GIVEN EXERCISE: Output the lines exactly, from the one where "Give me the Altair source for this chart." appears through the one where "import pandas as pd" appears. Images are left out.

DATA IN THIS EXERCISE:
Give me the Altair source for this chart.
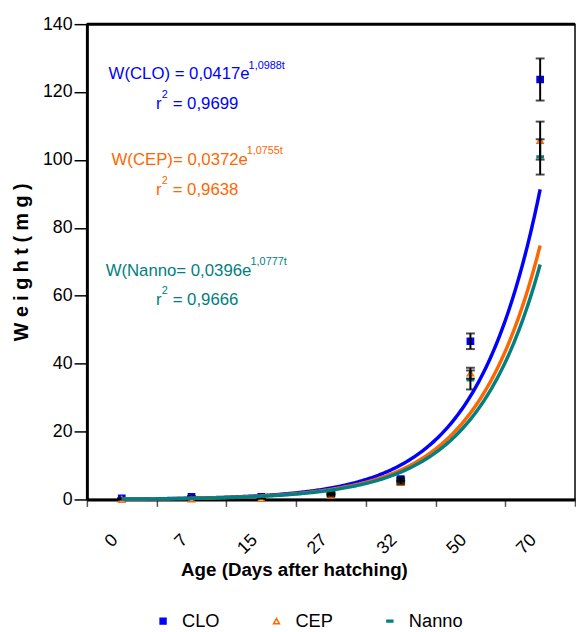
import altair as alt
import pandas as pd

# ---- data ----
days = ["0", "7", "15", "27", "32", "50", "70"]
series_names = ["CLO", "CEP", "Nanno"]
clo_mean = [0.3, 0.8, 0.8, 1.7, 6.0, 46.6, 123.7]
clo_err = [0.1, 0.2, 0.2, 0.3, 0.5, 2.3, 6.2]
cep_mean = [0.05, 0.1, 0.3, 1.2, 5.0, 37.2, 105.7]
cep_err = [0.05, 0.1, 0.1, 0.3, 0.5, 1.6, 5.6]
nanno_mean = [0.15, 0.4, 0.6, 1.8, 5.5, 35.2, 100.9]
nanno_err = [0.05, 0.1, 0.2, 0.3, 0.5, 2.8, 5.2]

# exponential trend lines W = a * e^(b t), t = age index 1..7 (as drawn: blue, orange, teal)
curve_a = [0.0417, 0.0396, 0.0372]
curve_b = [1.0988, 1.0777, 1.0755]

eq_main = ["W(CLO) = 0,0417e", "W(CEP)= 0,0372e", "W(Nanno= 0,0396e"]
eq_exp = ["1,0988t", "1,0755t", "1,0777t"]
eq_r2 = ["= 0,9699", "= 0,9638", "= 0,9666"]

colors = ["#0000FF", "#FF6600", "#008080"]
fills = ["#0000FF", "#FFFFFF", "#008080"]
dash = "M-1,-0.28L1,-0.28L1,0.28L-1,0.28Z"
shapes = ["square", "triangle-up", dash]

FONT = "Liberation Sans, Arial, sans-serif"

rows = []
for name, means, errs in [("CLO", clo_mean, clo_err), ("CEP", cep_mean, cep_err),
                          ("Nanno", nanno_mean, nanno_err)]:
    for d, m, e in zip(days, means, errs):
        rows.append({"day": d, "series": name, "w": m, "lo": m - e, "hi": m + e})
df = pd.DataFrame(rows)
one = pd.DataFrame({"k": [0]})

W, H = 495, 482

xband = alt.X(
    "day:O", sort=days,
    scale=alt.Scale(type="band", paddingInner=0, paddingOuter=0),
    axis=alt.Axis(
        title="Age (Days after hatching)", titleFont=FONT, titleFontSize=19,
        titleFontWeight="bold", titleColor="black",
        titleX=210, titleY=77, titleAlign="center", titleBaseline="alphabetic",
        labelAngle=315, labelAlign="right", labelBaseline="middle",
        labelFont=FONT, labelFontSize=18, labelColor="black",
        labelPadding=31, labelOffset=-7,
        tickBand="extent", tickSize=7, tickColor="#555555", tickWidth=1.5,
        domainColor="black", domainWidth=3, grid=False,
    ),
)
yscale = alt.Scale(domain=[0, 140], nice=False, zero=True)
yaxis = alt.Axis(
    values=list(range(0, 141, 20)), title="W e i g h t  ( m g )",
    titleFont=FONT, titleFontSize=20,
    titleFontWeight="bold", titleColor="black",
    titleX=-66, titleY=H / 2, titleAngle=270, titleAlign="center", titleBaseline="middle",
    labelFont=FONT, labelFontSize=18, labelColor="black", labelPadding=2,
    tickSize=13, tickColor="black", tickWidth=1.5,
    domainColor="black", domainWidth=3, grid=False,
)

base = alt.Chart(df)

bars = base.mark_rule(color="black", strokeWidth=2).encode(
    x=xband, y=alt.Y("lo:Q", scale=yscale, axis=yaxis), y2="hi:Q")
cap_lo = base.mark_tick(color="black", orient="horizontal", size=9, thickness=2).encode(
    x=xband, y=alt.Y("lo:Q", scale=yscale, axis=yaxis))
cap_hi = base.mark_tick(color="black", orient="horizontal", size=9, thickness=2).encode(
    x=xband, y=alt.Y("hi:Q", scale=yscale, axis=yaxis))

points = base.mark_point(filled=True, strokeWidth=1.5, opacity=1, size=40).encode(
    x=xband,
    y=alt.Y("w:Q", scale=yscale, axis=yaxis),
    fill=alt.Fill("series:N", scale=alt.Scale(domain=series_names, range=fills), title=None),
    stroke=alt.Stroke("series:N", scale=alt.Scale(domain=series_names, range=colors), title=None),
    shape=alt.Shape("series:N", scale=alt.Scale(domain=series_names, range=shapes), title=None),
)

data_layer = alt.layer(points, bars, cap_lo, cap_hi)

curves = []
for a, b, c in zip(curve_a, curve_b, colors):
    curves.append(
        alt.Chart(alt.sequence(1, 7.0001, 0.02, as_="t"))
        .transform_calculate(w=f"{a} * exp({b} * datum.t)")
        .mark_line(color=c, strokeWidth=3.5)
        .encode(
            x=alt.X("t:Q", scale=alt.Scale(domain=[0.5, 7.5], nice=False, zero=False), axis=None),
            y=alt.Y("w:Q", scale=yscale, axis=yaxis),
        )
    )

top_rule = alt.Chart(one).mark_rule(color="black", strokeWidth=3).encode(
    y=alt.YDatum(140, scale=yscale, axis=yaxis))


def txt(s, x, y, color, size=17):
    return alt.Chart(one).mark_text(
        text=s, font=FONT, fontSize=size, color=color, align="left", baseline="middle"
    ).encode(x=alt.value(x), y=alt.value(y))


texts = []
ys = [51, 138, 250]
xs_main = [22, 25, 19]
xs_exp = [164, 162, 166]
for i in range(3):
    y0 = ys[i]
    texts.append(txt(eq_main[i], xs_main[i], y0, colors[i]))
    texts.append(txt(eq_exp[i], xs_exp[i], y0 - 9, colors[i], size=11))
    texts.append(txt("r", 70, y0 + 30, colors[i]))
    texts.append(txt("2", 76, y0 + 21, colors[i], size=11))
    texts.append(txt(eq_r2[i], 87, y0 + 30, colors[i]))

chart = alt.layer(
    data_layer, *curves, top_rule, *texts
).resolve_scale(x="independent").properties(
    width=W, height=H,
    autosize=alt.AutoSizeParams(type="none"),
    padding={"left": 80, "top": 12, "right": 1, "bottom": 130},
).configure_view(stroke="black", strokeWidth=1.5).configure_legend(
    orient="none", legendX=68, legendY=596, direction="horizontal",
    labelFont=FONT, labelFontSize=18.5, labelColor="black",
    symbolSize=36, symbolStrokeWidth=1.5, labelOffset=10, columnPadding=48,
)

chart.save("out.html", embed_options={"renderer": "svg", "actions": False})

--

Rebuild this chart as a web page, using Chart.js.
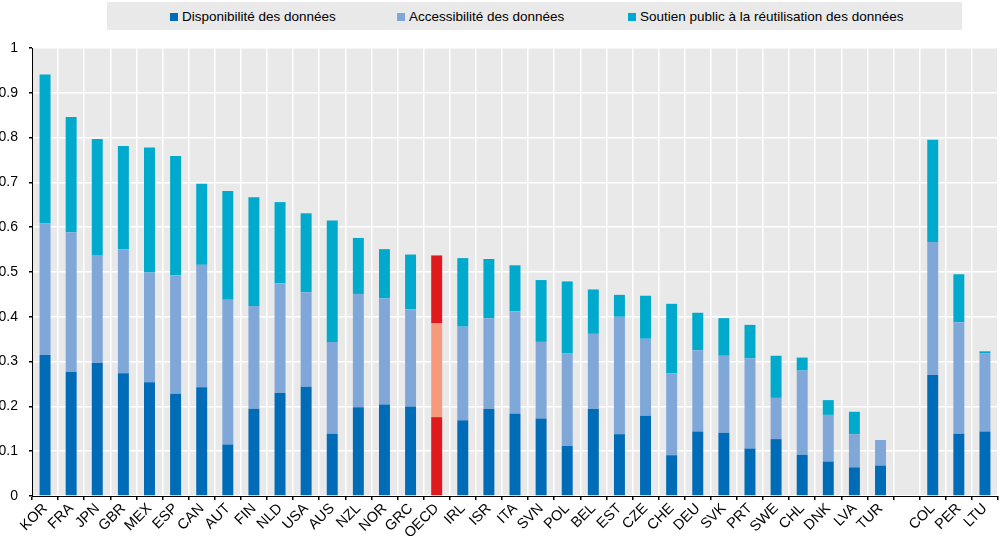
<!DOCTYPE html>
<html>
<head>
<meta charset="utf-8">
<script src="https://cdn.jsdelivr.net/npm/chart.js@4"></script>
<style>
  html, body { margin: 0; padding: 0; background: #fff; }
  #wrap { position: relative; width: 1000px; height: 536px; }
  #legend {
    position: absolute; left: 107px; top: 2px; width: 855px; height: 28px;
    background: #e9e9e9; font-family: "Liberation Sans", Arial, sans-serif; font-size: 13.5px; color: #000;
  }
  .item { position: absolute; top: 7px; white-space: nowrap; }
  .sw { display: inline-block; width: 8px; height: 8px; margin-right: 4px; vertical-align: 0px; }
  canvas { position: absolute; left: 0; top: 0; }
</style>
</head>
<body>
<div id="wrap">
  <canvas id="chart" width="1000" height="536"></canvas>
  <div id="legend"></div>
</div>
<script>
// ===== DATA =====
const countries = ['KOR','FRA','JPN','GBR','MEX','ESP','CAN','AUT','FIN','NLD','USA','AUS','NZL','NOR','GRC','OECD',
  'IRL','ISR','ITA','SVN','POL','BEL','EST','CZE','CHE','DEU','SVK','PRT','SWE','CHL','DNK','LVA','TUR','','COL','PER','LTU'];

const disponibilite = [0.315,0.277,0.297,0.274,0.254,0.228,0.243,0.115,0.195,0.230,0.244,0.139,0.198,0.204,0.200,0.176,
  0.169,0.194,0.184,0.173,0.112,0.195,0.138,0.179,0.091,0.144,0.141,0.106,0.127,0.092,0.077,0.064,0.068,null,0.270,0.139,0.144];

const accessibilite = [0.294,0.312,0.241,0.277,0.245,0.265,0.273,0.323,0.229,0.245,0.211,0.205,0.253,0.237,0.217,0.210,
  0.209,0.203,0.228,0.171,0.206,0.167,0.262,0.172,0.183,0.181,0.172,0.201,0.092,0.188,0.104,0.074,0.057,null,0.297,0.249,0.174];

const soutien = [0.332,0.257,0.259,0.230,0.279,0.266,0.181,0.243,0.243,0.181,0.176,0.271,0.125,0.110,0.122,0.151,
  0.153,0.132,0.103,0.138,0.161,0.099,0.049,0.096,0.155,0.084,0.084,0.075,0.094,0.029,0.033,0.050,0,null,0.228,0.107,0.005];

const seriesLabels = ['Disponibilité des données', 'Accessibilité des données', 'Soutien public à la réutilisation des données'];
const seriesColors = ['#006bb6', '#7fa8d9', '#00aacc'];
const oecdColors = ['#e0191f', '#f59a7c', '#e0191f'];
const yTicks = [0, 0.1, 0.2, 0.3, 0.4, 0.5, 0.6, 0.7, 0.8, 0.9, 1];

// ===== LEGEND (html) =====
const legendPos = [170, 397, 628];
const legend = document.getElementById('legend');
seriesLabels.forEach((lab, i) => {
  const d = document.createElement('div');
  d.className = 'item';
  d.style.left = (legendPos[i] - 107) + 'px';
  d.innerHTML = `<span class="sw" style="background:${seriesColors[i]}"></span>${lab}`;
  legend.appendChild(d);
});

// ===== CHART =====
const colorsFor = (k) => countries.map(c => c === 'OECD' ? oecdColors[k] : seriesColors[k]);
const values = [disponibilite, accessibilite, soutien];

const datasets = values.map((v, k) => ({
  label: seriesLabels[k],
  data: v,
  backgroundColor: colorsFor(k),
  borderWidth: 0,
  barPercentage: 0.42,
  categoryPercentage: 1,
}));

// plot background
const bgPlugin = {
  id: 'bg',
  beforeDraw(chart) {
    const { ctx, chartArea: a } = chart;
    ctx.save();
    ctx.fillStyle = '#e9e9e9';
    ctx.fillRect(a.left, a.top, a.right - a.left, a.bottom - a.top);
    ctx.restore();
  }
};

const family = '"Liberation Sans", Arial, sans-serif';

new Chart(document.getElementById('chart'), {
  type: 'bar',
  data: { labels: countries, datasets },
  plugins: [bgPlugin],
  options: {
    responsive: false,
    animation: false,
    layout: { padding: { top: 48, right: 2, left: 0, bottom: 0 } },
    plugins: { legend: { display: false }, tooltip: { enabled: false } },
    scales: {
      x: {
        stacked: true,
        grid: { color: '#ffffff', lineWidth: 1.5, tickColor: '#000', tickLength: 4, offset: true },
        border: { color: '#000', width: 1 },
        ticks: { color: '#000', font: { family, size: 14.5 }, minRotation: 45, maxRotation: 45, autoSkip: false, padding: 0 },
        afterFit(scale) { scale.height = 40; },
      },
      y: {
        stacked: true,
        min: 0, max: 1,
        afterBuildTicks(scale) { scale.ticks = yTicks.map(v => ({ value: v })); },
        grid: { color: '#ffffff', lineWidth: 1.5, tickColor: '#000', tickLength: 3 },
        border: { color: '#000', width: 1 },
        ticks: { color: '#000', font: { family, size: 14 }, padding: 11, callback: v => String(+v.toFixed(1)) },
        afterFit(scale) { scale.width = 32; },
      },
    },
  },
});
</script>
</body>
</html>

RIGHT ANSWER:
Give me the Altair source for this chart.
import altair as alt
import pandas as pd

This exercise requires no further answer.